→ Objective: Select every line containing the word "with" from the material, and copy those lines.

§ §

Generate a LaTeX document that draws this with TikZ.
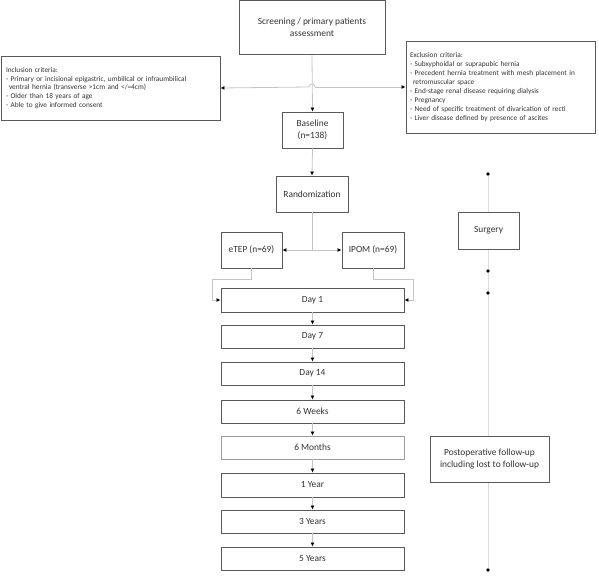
\documentclass[tikz,border=0pt]{standalone}
\usepackage{fontspec}
\setmainfont{Carlito}
\usetikzlibrary{arrows.meta}
\definecolor{boxline}{HTML}{5A5A5A}
\definecolor{conn}{HTML}{C4C4C4}
\definecolor{txt}{HTML}{333333}
\tikzset{
  box/.style={draw=boxline, line width=0.9pt, fill=white, text=txt, inner sep=0pt, align=center, font=\fontsize{9.4}{11.5}\selectfont},
  crit/.style={draw=boxline, line width=0.9pt, fill=white, text=txt, inner xsep=5pt, inner ysep=0pt, align=left, font=\fontsize{7.3}{8.9}\selectfont},
  conn/.style={draw=conn, line width=0.8pt},
  arr/.style={conn, -{Latex[length=4pt,width=4pt,black]}},
  dotm/.style={circle, fill=black, inner sep=0pt, minimum size=3.6pt},
  tline/.style={draw=conn!60, line width=0.6pt}
}
\begin{document}
\begin{tikzpicture}[x=1pt,y=-1pt]
\useasboundingbox (0,0) rectangle (599,581);
% right column timeline
\node[dotm] (d1) at (488,174) {};
\node[dotm] (d2) at (488,271) {};
\node[dotm] (d3) at (488,293) {};
\node[dotm] (d4) at (488,570) {};
\draw[tline] (d1) -- (d2);
\draw[tline] (d2) -- (d3);
\draw[tline] (d3) -- (d4);
\node[box, minimum width=61pt, minimum height=37pt] (surg) at (488.5,230.5) {Surgery};
\node[box, minimum width=119pt, minimum height=46pt] (post) at (489.5,459) {Postoperative follow-up\\including lost to follow-up};

\node[box, minimum width=146pt, minimum height=54pt] (scr) at (312,27.5) {Screening / primary patients\\assessment};
\node[crit, text width=209pt, minimum height=64pt] (inc) at (110.5,88) {Inclusion criteria:\\
- Primary or incisional epigastric, umbilical or infraumbilical\\
\hspace*{3pt}ventral hernia (transverse >1cm and </=4cm)\\
- Older than 18 years of age\\
- Able to give informed consent};
\node[crit, inner xsep=4pt, text width=181pt, minimum height=92pt] (exc) at (500.5,87) {Exclusion criteria:\\
- Subxyphoidal or suprapubic hernia\\
- Precedent hernia treatment with mesh placement in\\
\hspace*{3pt}retromuscular space\\
- End-stage renal disease requiring dialysis\\
- Pregnancy\\
- Need of specific treatment of divarication of recti\\
- Liver disease defined by presence of ascites};
\node[box, minimum width=61pt, minimum height=36pt] (base) at (312.5,130) {Baseline\\(n=138)};
\node[box, minimum width=72pt, minimum height=36pt] (rand) at (312,194) {Randomization};
\node[box, minimum width=61pt, minimum height=36pt] (etep) at (251.5,250) {eTEP (n=69)};
\node[box, minimum width=62pt, minimum height=36pt] (ipom) at (373,250) {IPOM (n=69)};
\node[box, minimum width=183pt, minimum height=24pt] (day1) at (312.5,300) {Day 1};
\node[box, minimum width=183pt, minimum height=23pt] (day7) at (312.5,336.5) {Day 7};
\node[box, minimum width=183pt, minimum height=23pt] (day14) at (312.5,373.5) {Day 14};
\node[box, minimum width=183pt, minimum height=23pt] (w6) at (312.5,411.5) {6 Weeks};
\node[box, draw=boxline!60, minimum width=183pt, minimum height=23pt] (m6) at (312.5,447.5) {6 Months};
\node[box, minimum width=183pt, minimum height=24pt] (y1) at (312.5,485) {1 Year};
\node[box, minimum width=183pt, minimum height=23pt] (y3) at (312.5,521.5) {3 Years};
\node[box, minimum width=183pt, minimum height=23pt] (y5) at (312.5,558.5) {5 Years};

% connectors
\coordinate (jl) at (309,87);
\coordinate (jr) at (315,87);
\draw[arr] (scr.south) -- (base.north);
\draw[conn] (jl) arc[start angle=180, end angle=0, radius=3pt];
\draw[arr] (jl) -- (inc.east);
\draw[arr] (jr) -- (exc.west);
\draw[arr] (base.south) -- (rand.north);
\coordinate (rs) at (312,250);
\draw[conn] (rand.south) -- (rs);
\draw[arr] (rs) -- (etep.east);
\draw[arr] (rs) -- (ipom.west);
\coordinate (eL) at (212,279);
\coordinate (iR) at (413,279);
\draw[arr] (etep.south) |- (eL) |- (day1.west);
\draw[arr] (ipom.south) |- (iR) |- (day1.east);
\draw[arr] (day1) -- (day7);
\draw[arr] (day7) -- (day14);
\draw[arr] (day14) -- (w6);
\draw[arr] (w6) -- (m6);
\draw[arr] (m6) -- (y1);
\draw[arr] (y1) -- (y3);
\draw[arr] (y3) -- (y5);
\end{tikzpicture}
\end{document}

§ §

→ Exercise result:
Generate a LaTeX document that draws this with TikZ.
- Precedent hernia treatment with mesh placement in\\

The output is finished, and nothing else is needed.